|Authors||Wang Q, Liu Z, Ren J, Morgan S, Assa C, Liu B|
|Journal||Circ. Res. Volume: 116 Issue: 4 Pages: 600-11|
|Publish Date||2015 Feb 13|
Depletion of medial smooth muscle cell (SMC) is a major pathological characteristic of abdominal aortic aneurysm (AAA), although the mechanism by which these cells are eliminated remains incompletely understood. We reasoned that necroptosis, a recently described form of necrosis mediated by receptor-interacting protein kinase 3 (RIP3), may contribute to AAA pathology through the induction of SMC death and the significant production of inflammatory cytokines.To test the hypothesis that RIP3-mediated necroptosis is actively involved in aneurysm pathogenesis.RIP3 and RIP1 levels were found to be elevated in human AAAs, most noticeably in SMCs. Elevations of RIP3 and SMC necrosis were also observed in the elastase-induced mouse model of AAAs. Deletion of one or both copies of Rip3 prevented AAA formation. By transplanting Rip3(/+) mice, we demonstrated that reduced Rip3 expression in arterial wall was the primary cause of aneurysm resistance. In vitro, adenoviral overexpression of RIP3 was sufficient to trigger SMC necroptosis. Protein kinase C-delta contributed to tumor necrosis factor-α-induced SMC necroptosis by regulating Rip3 expression. Furthermore, Rip3 deficiency impaired tumor necrosis factor-α-induced inflammatory gene expression in aortic SMCs, which was at least in part because of attenuation of p65 Ser536 phosphorylation.

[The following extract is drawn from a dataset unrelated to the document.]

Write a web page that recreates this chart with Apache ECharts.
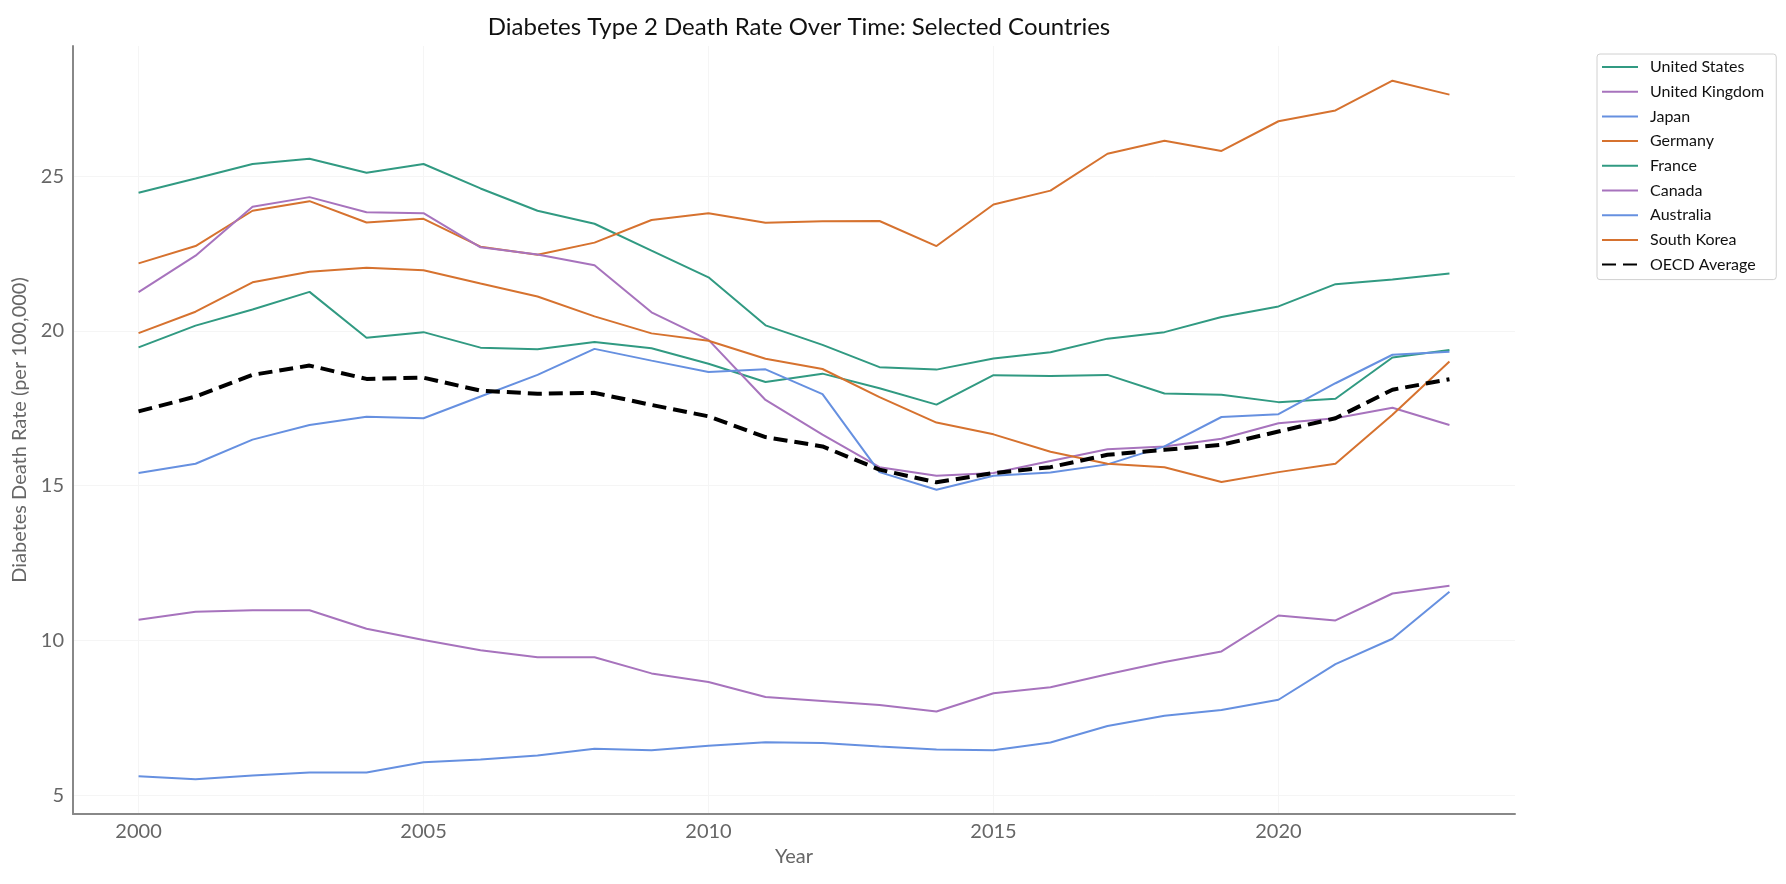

In vivo, the lack of RIP3 diminished activation of p65 in SMCs, implicating a necrosis independent function of RIP3 in aneurysms.Enhanced RIP3 signaling in aneurysmal tissues contributes to AAA progression by causing SMC necroptosis, as well as stimulating vascular inflammation, and therefore may serve as a novel therapeutic target for AAA treatment.